By their very nature, anthology films can be hit and miss — this one being no exception — and can suffer from the lack of a linear plot. This follow-up to 2006’s Paris, Je T’Aime — with Shanghai, I Love You, Jerusalem, I Love You and Rio, Eu Te Amo planned — benefits from its host city’s incomparable magnetism as we navigate vignettes from the quirky, to the sad, to the touching, to the sassy, in the company of a truly stellar cast.
More successful are the cheekier segments, the lighter touch a lovely fit with the bewitching sense of possibility that throbs throughout the city. Jiang Wen presents Hayden Christensen as a highly personable pickpocket, meeting his match in Andy Garcia as he tries to squire The O. C.’s Rachel Bilson. None-more-New-York Ethan Hawke also scores — or does he? — in Yvan Attal’s wordy, witty encounter between an aspiring writer and his smoking (in every sense) objet désir (Maggie Q). Paris Je T’Aime veteran Natalie Portman multi-tasks, starring as a Hasidic woman on the eve of her wedding for Mira Nair, and also making her directorial debut with one of the stronger pieces, following a male dancer (Carlos Acosta) and his young charge on a day trip to Central Park. Hers is a quietly challenging piece, and suggests Portman is a talent to follow behind the camera as much as before.
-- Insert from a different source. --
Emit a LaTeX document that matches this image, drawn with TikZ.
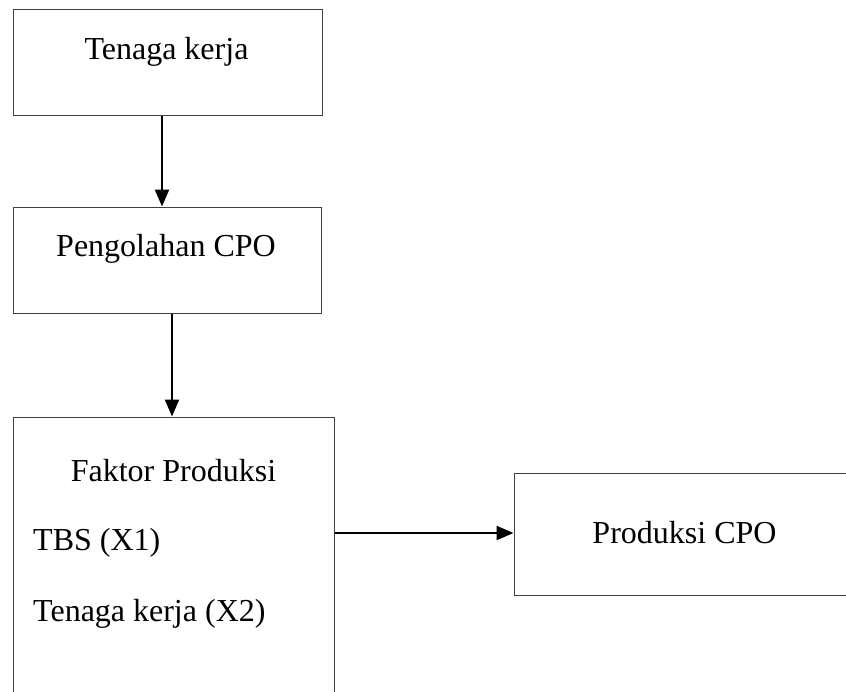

Also effective are Allen Hughes’ sexy union of Bradley Cooper and Drea de Matteo, a heady mix of doubt and desire, Fatih Akin’s portrait of an artist (Ugur Yücel) finding his muse in Chinese herbalist Shu Qi, Joshua Marston’s sour-sweet yet wistful snapshot of an elderly couple, and Shekhar Kapur’s unsettling segment starring Julie Christie, John Hurt and Shia LaBeouf, scripted by the late Anthony Minghella.
It’s less successful when taking itself too seriously. There’s a self-consciousness about Shunji Iwai’s look at a film score composer (Orlando Bloom) under pressure to read the source novel for his latest movie, not least in Bloom’s performance, while Brett Ratner’s tale of a reluctant teen taking a disabled date to the prom aims for a clever joke but falters with a dicey punchline — though it’s fun to see James Caan as a gruff local shopkeeper in a seeming nod to It’s A Wonderful Life. So, a mixed bag, but one with some quiet triumphs.
As with Paris, Je TAime, New York, I Love You works as both romance film and seductive travelogue, but some will find its arty posturing more maddening than magical.